AVAILABLE DATA:
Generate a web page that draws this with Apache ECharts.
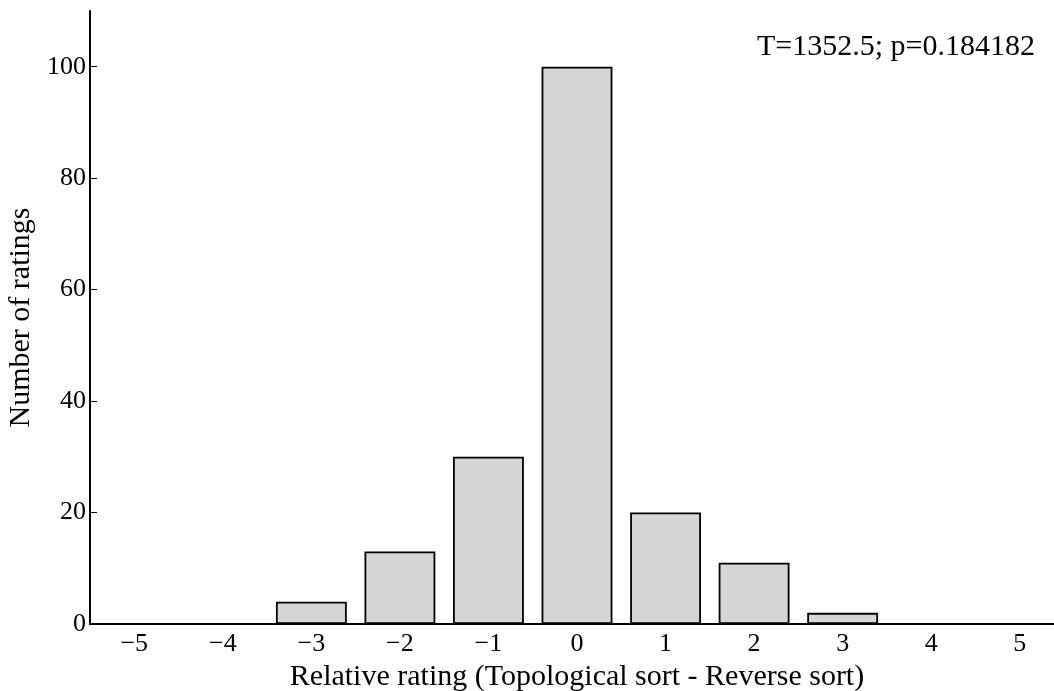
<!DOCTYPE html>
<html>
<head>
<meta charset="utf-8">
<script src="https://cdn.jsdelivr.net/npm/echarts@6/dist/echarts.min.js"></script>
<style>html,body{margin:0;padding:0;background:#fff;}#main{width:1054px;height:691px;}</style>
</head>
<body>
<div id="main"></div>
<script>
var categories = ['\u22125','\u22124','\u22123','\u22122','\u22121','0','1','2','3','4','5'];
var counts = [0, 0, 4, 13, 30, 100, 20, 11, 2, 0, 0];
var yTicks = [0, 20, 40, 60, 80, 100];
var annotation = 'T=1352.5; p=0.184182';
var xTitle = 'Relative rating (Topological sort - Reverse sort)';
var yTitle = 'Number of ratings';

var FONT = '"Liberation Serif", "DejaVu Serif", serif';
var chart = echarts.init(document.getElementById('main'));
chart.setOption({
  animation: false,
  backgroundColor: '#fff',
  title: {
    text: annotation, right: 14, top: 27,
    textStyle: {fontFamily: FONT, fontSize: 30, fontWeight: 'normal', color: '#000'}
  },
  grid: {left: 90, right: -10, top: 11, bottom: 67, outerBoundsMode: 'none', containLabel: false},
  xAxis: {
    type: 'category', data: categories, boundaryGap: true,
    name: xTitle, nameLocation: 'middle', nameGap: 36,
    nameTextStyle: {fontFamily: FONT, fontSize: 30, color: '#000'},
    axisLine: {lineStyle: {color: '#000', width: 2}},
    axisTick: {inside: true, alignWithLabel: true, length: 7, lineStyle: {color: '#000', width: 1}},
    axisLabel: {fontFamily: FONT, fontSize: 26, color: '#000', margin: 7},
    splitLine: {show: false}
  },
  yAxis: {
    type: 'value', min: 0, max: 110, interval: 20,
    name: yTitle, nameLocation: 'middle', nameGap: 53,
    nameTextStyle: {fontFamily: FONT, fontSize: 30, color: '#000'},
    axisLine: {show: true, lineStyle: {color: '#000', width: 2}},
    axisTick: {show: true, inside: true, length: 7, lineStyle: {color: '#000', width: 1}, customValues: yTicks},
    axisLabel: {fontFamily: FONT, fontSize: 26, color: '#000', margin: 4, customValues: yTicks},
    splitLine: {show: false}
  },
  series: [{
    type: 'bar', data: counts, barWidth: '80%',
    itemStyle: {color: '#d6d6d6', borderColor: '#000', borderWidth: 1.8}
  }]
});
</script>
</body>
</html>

EXERCISE INSTRUCTIONS: Exclude the pictures. Write out the remaining data exactly.

FINISHED TASK:
Generate a web page that draws this with Apache ECharts.
<!DOCTYPE html>
<html>
<head>
<meta charset="utf-8">
<script src="https://cdn.jsdelivr.net/npm/echarts@6/dist/echarts.min.js"></script>
<style>html,body{margin:0;padding:0;background:#fff;}#main{width:1054px;height:691px;}</style>
</head>
<body>
<div id="main"></div>
<script>
var categories = ['\u22125','\u22124','\u22123','\u22122','\u22121','0','1','2','3','4','5'];
var counts = [0, 0, 4, 13, 30, 100, 20, 11, 2, 0, 0];
var yTicks = [0, 20, 40, 60, 80, 100];
var annotation = 'T=1352.5; p=0.184182';
var xTitle = 'Relative rating (Topological sort - Reverse sort)';
var yTitle = 'Number of ratings';

var FONT = '"Liberation Serif", "DejaVu Serif", serif';
var chart = echarts.init(document.getElementById('main'));
chart.setOption({
  animation: false,
  backgroundColor: '#fff',
  title: {
    text: annotation, right: 14, top: 27,
    textStyle: {fontFamily: FONT, fontSize: 30, fontWeight: 'normal', color: '#000'}
  },
  grid: {left: 90, right: -10, top: 11, bottom: 67, outerBoundsMode: 'none', containLabel: false},
  xAxis: {
    type: 'category', data: categories, boundaryGap: true,
    name: xTitle, nameLocation: 'middle', nameGap: 36,
    nameTextStyle: {fontFamily: FONT, fontSize: 30, color: '#000'},
    axisLine: {lineStyle: {color: '#000', width: 2}},
    axisTick: {inside: true, alignWithLabel: true, length: 7, lineStyle: {color: '#000', width: 1}},
    axisLabel: {fontFamily: FONT, fontSize: 26, color: '#000', margin: 7},
    splitLine: {show: false}
  },
  yAxis: {
    type: 'value', min: 0, max: 110, interval: 20,
    name: yTitle, nameLocation: 'middle', nameGap: 53,
    nameTextStyle: {fontFamily: FONT, fontSize: 30, color: '#000'},
    axisLine: {show: true, lineStyle: {color: '#000', width: 2}},
    axisTick: {show: true, inside: true, length: 7, lineStyle: {color: '#000', width: 1}, customValues: yTicks},
    axisLabel: {fontFamily: FONT, fontSize: 26, color: '#000', margin: 4, customValues: yTicks},
    splitLine: {show: false}
  },
  series: [{
    type: 'bar', data: counts, barWidth: '80%',
    itemStyle: {color: '#d6d6d6', borderColor: '#000', borderWidth: 1.8}
  }]
});
</script>
</body>
</html>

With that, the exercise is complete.